Conference: 10th Annual Canadian Neuromodulation Society (CNS) Meeting, February 4-6, Whistler, British Columbia, Canada.
Conference Highlight: The 10th Annual CNS Meeting showcased impactful national and international research, in an effort to increase the awareness and availability of neuromodulation in Canada.
Conference Summary: The 2018 CNS Meeting provided an update on current national and international research with respect to neuromodulation. Of the invited speakers, Dr. Terry Coyne gave a particularly interesting talk about “Neuromodulation for GAIT”. Dr. Coyne is an Associate Professor and lead neurosurgeon at the Asia-Pacific Centre for Neuromodulation, a division of the University of Queensland, Australia. His current research includes participation in randomized trials of deep brain stimulation (DBS) for obsessive-compulsive disorder and anorexia nervosa.
His talk at CNS was focused on the treatment of gait disorders in Parkinson’s disease (PD). Spinal cord stimulation, non-invasive brain stimulation, motor cortex stimulation and DBS have all been used to treat PD gait disturbance. Dr. Coyne’s group has a particular interest in pedunculopontine nucleus (PPN) DBS for PD patients with dopamine resistant gait freezing and falling and has demonstrated that PPN-DBS can be effective at improving the quality of life of such patients.
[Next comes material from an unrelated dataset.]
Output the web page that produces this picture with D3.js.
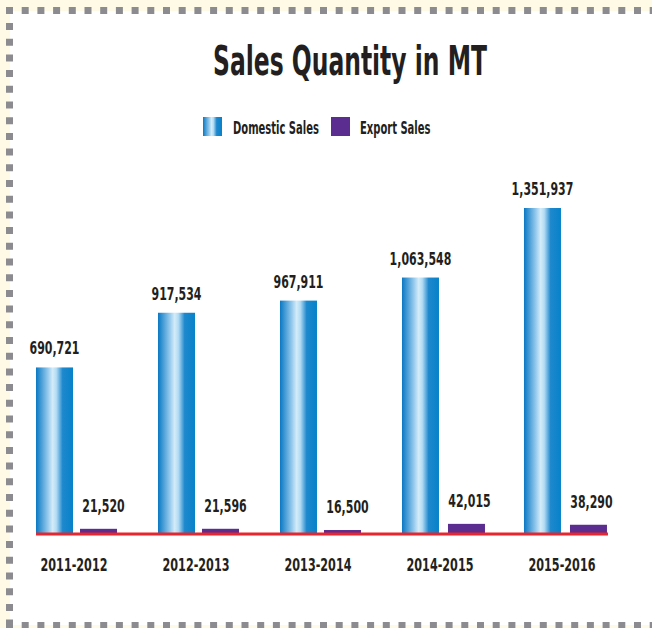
<!DOCTYPE html>
<meta charset="utf-8">
<style>

body {
  margin: 0;
  background: #fffae6;
}

svg {
  display: block;
  font-family: "DejaVu Sans Condensed", "Liberation Sans Narrow", "Arial Narrow", sans-serif;
  font-weight: bold;
}

text {
  fill: #231f20;
}

</style>
<body>
<script src="https://cdn.jsdelivr.net/npm/d3@7"></script>
<script>

var years = ["2011-2012", "2012-2013", "2013-2014", "2014-2015", "2015-2016"],
    domestic = [690721, 917534, 967911, 1063548, 1351937],
    exports = [21520, 21596, 16500, 42015, 38290],
    series = ["Domestic Sales", "Export Sales"];

var width = 652,
    height = 628,
    base = 534;

var svg = d3.select("body").append("svg")
    .attr("width", width)
    .attr("height", height);

var grad = svg.append("defs").append("linearGradient")
    .attr("id", "blue")
    .attr("x1", "0%").attr("x2", "100%")
    .attr("y1", "0%").attr("y2", "0%");

grad.selectAll("stop")
  .data([[0, "#0a78c2"], [0.12, "#3d97d3"], [0.3, "#8cc4ea"], [0.45, "#d4ecf9"], [0.55, "#b3dbf3"], [0.72, "#1e88cd"], [1, "#0682c9"]])
  .enter().append("stop")
    .attr("offset", function(d) { return d[0]; })
    .attr("stop-color", function(d) { return d[1]; });

// squeeze text horizontally so the wide fallback font looks like the condensed original
function squeeze(sel, sample, target) {
  var probe = svg.append("text").attr("font-size", sel.attr("font-size")).text(sample),
      k = target / probe.node().getComputedTextLength();
  probe.remove();
  sel.selectAll("text").attr("transform", function() {
    var t = d3.select(this);
    return "translate(" + t.attr("x") + "," + t.attr("y") + ") scale(" + k + ",1)";
  }).attr("x", 0).attr("y", 0);
}

// white panel + dotted frame
svg.append("rect")
    .attr("x", 10)
    .attr("y", 11)
    .attr("width", width - 10)
    .attr("height", 614)
    .attr("fill", "#fff");

svg.append("path")
    .attr("fill", "none")
    .attr("stroke", "#8c8c90")
    .attr("stroke-width", 7)
    .attr("stroke-dasharray", "7 8.7")
    .attr("d", "M6,10.5H652M9.5,23V628M6,625.5H652");

var x = d3.scaleBand()
    .domain(years)
    .range([36, 604])
    .paddingInner(0.344)
    .paddingOuter(0);

var y = d3.scaleLinear()
    .domain([0, d3.max(domestic)])
    .range([base, 208]);

var barW = 37,
    expOff = 44,
    fmt = d3.format(",");

var title = svg.append("g").attr("font-size", 41).attr("text-anchor", "middle");
title.append("text")
    .attr("x", 350)
    .attr("y", 75)
    .text("Sales Quantity in MT");
squeeze(title, "Sales Quantity in MT", 274);

// legend
var legend = svg.append("g")
  .selectAll("g")
  .data(series)
  .enter().append("g")
    .attr("transform", function(d, i) { return "translate(" + (203 + i * 128) + ",117)"; });

legend.append("rect")
    .attr("width", 19)
    .attr("height", 19)
    .attr("fill", function(d, i) { return i ? "#5b2d90" : "url(#blue)"; });

var legendText = svg.append("g").attr("font-size", 18);
legendText.selectAll("text")
  .data(series)
  .enter().append("text")
    .attr("x", function(d, i) { return 233 + i * 127; })
    .attr("y", 134)
    .text(function(d) { return d; });
squeeze(legendText, "Domestic Sales", 86);

svg.append("g")
  .selectAll("rect")
  .data(domestic)
  .enter().append("rect")
    .attr("x", function(d, i) { return x(years[i]); })
    .attr("y", function(d) { return y(d); })
    .attr("width", barW)
    .attr("height", function(d) { return base - y(d); })
    .attr("fill", "url(#blue)");

svg.append("g")
  .selectAll("rect")
  .data(exports)
  .enter().append("rect")
    .attr("x", function(d, i) { return x(years[i]) + expOff + (i > 2 ? 2 : 0); })
    .attr("y", function(d) { return y(d); })
    .attr("width", barW)
    .attr("height", function(d) { return base - y(d); })
    .attr("fill", "#5b2d90");

svg.append("line")
    .attr("x1", 36)
    .attr("x2", x(years[4]) + expOff + barW + 3)
    .attr("y1", base)
    .attr("y2", base)
    .attr("stroke", "#e8242c")
    .attr("stroke-width", 3);

var domLabels = svg.append("g")
    .attr("font-size", 18)
    .attr("text-anchor", "middle");
domLabels.selectAll("text")
  .data(domestic)
  .enter().append("text")
    .attr("x", function(d, i) { return x(years[i]) + barW / 2; })
    .attr("y", function(d) { return y(d) - 13; })
    .text(fmt);
squeeze(domLabels, "690,721", 50);

var expLabels = svg.append("g")
    .attr("font-size", 18)
    .attr("text-anchor", "middle");
expLabels.selectAll("text")
  .data(exports)
  .enter().append("text")
    .attr("x", function(d, i) { return x(years[i]) + expOff + barW / 2 + 5; })
    .attr("y", function(d) { return y(d) - 17; })
    .text(fmt);
squeeze(expLabels, "690,721", 50);

var yearLabels = svg.append("g")
    .attr("font-size", 18)
    .attr("text-anchor", "middle");
yearLabels.selectAll("text")
  .data(years)
  .enter().append("text")
    .attr("x", function(d) { return x(d) + x.bandwidth() / 2 - 2; })
    .attr("y", 571)
    .text(function(d) { return d; });
squeeze(yearLabels, "2011-2012", 67);

</script>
In addition to the research presented by Dr. Coyne, there has been recent interest in the stimulation of another brain structure—the substantia nigra pars reticulata (SNr) —for the treatment of PD gait disturbances. Because it is a novel DBS target, little is known about the optimal stimulation settings for achieving clinical benefit in the SNr. This is of particular interest because a recent publication from the Toronto Western Hospital described the response properties of SNr neurons to electrical stimulation at different stimulation parameters, and demonstrated that electrical stimulation of the SNr can enhance synaptic plasticity. Such findings may be able to shed light on the complex mechanisms of action of DBS, and optimization of stimulation parameters for the most effective treatment of PD gait disturbances.